Quote every line below exactly and skip any picture.
---------- DATA PROVIDED
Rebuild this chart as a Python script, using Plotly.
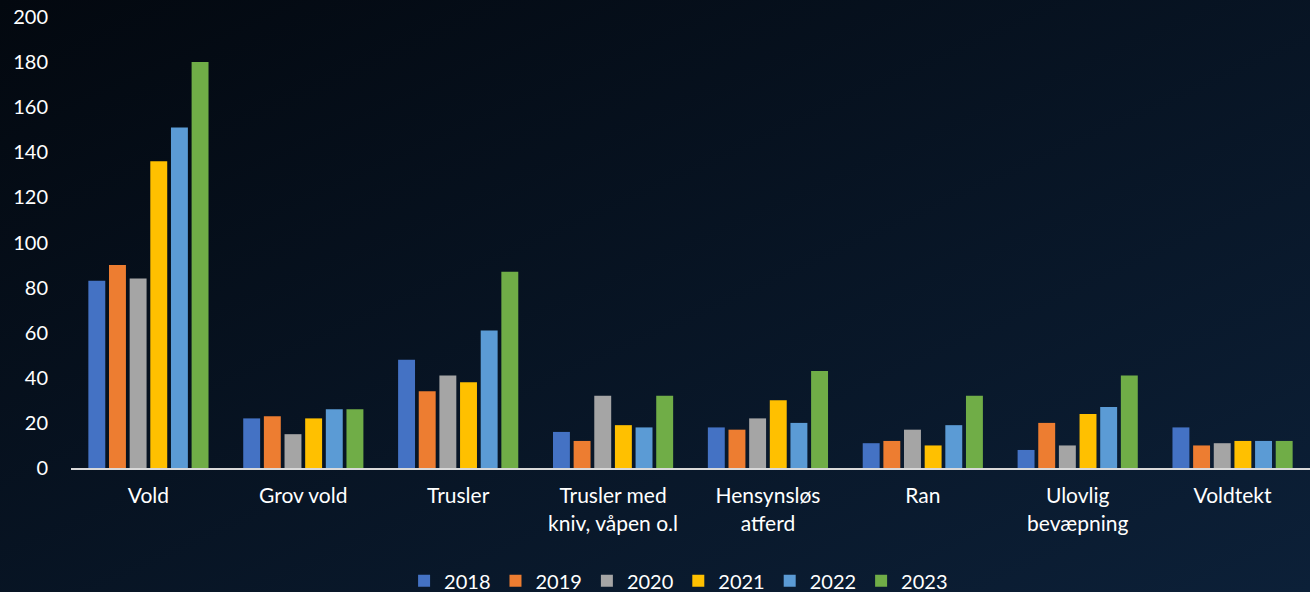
import plotly.graph_objects as go

# Données
kategorier = ["Vold", "Grov vold", "Trusler", "Trusler med<br>kniv, våpen o.l",
              "Hensynsløs<br>atferd", "Ran", "Ulovlig<br>bevæpning", "Voldtekt"]
aar = ["2018", "2019", "2020", "2021", "2022", "2023"]

v2018 = [83, 22, 48, 16, 18, 11, 8, 18]
v2019 = [90, 23, 34, 12, 17, 12, 20, 10]
v2020 = [84, 15, 41, 32, 22, 17, 10, 11]
v2021 = [136, 22, 38, 19, 30, 10, 24, 12]
v2022 = [151, 26, 61, 18, 20, 19, 27, 12]
v2023 = [180, 26, 87, 32, 43, 32, 41, 12]

y_ticks = [0, 20, 40, 60, 80, 100, 120, 140, 160, 180, 200]

verdier = [v2018, v2019, v2020, v2021, v2022, v2023]
farger = ["#4472C4", "#ED7D31", "#A5A5A5", "#FFC000", "#5B9BD5", "#70AD47"]

fig = go.Figure()
for a, v, c in zip(aar, verdier, farger):
    fig.add_trace(go.Bar(x=kategorier, y=v, name=a, marker=dict(color=c, line=dict(width=0))))

# fond dégradé (svg)
svg = ("<svg xmlns='http://www.w3.org/2000/svg' width='1310' height='592' preserveAspectRatio='none'>"
       "<defs><linearGradient id='g' x1='0' y1='0' x2='1' y2='1'>"
       "<stop offset='0' stop-color='#03080f'/><stop offset='1' stop-color='#0c2038'/>"
       "</linearGradient></defs><rect width='1310' height='592' fill='url(#g)'/></svg>")
src = "data:image/svg+xml;utf8," + svg.replace("#", "%23").replace("<", "%3C").replace(">", "%3E").replace("'", "%27")

fig.update_layout(
    width=1310, height=592,
    paper_bgcolor="#071426", plot_bgcolor="rgba(0,0,0,0)",
    font=dict(family="Lato, Open Sans, sans-serif", color="#ffffff", size=21),
    margin=dict(l=71, r=0, t=17, b=124),
    barmode="group", bargap=0.2, bargroupgap=0.18,
    showlegend=True,
    legend=dict(orientation="h", x=0.518, xanchor="center", xref="container",
                y=0.052, yanchor="top", yref="container",
                font=dict(size=20), itemwidth=30, traceorder="normal",
                bgcolor="rgba(0,0,0,0)"),
    images=[dict(source=src, xref="paper", yref="paper", x=-71/1239, y=1 + 17/451,
                 sizex=1310/1239, sizey=592/451, xanchor="left", yanchor="top",
                 sizing="stretch", layer="below")],
)
fig.update_xaxes(showline=True, linecolor="#d9d9d9", linewidth=2, showgrid=False,
                 ticks="", tickfont=dict(size=21), ticklabelstandoff=8)
fig.update_yaxes(range=[0, 200], tickvals=y_ticks, showgrid=False, zeroline=False,
                 showline=False, ticks="", tickfont=dict(size=20), ticklabelstandoff=22)

fig.write_html("out.html", config={"displayModeBar": False},
               post_script="document.body.style.margin='0';document.body.style.background='#071426';")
--------------------
[FULL SOLUTION]
Rebuild this chart as a Python script, using Plotly.
import plotly.graph_objects as go

# Données
kategorier = ["Vold", "Grov vold", "Trusler", "Trusler med<br>kniv, våpen o.l",
              "Hensynsløs<br>atferd", "Ran", "Ulovlig<br>bevæpning", "Voldtekt"]
aar = ["2018", "2019", "2020", "2021", "2022", "2023"]

v2018 = [83, 22, 48, 16, 18, 11, 8, 18]
v2019 = [90, 23, 34, 12, 17, 12, 20, 10]
v2020 = [84, 15, 41, 32, 22, 17, 10, 11]
v2021 = [136, 22, 38, 19, 30, 10, 24, 12]
v2022 = [151, 26, 61, 18, 20, 19, 27, 12]
v2023 = [180, 26, 87, 32, 43, 32, 41, 12]

y_ticks = [0, 20, 40, 60, 80, 100, 120, 140, 160, 180, 200]

verdier = [v2018, v2019, v2020, v2021, v2022, v2023]
farger = ["#4472C4", "#ED7D31", "#A5A5A5", "#FFC000", "#5B9BD5", "#70AD47"]

fig = go.Figure()
for a, v, c in zip(aar, verdier, farger):
    fig.add_trace(go.Bar(x=kategorier, y=v, name=a, marker=dict(color=c, line=dict(width=0))))

# fond dégradé (svg)
svg = ("<svg xmlns='http://www.w3.org/2000/svg' width='1310' height='592' preserveAspectRatio='none'>"
       "<defs><linearGradient id='g' x1='0' y1='0' x2='1' y2='1'>"
       "<stop offset='0' stop-color='#03080f'/><stop offset='1' stop-color='#0c2038'/>"
       "</linearGradient></defs><rect width='1310' height='592' fill='url(#g)'/></svg>")
src = "data:image/svg+xml;utf8," + svg.replace("#", "%23").replace("<", "%3C").replace(">", "%3E").replace("'", "%27")

fig.update_layout(
    width=1310, height=592,
    paper_bgcolor="#071426", plot_bgcolor="rgba(0,0,0,0)",
    font=dict(family="Lato, Open Sans, sans-serif", color="#ffffff", size=21),
    margin=dict(l=71, r=0, t=17, b=124),
    barmode="group", bargap=0.2, bargroupgap=0.18,
    showlegend=True,
    legend=dict(orientation="h", x=0.518, xanchor="center", xref="container",
                y=0.052, yanchor="top", yref="container",
                font=dict(size=20), itemwidth=30, traceorder="normal",
                bgcolor="rgba(0,0,0,0)"),
    images=[dict(source=src, xref="paper", yref="paper", x=-71/1239, y=1 + 17/451,
                 sizex=1310/1239, sizey=592/451, xanchor="left", yanchor="top",
                 sizing="stretch", layer="below")],
)
fig.update_xaxes(showline=True, linecolor="#d9d9d9", linewidth=2, showgrid=False,
                 ticks="", tickfont=dict(size=21), ticklabelstandoff=8)
fig.update_yaxes(range=[0, 200], tickvals=y_ticks, showgrid=False, zeroline=False,
                 showline=False, ticks="", tickfont=dict(size=20), ticklabelstandoff=22)

fig.write_html("out.html", config={"displayModeBar": False},
               post_script="document.body.style.margin='0';document.body.style.background='#071426';")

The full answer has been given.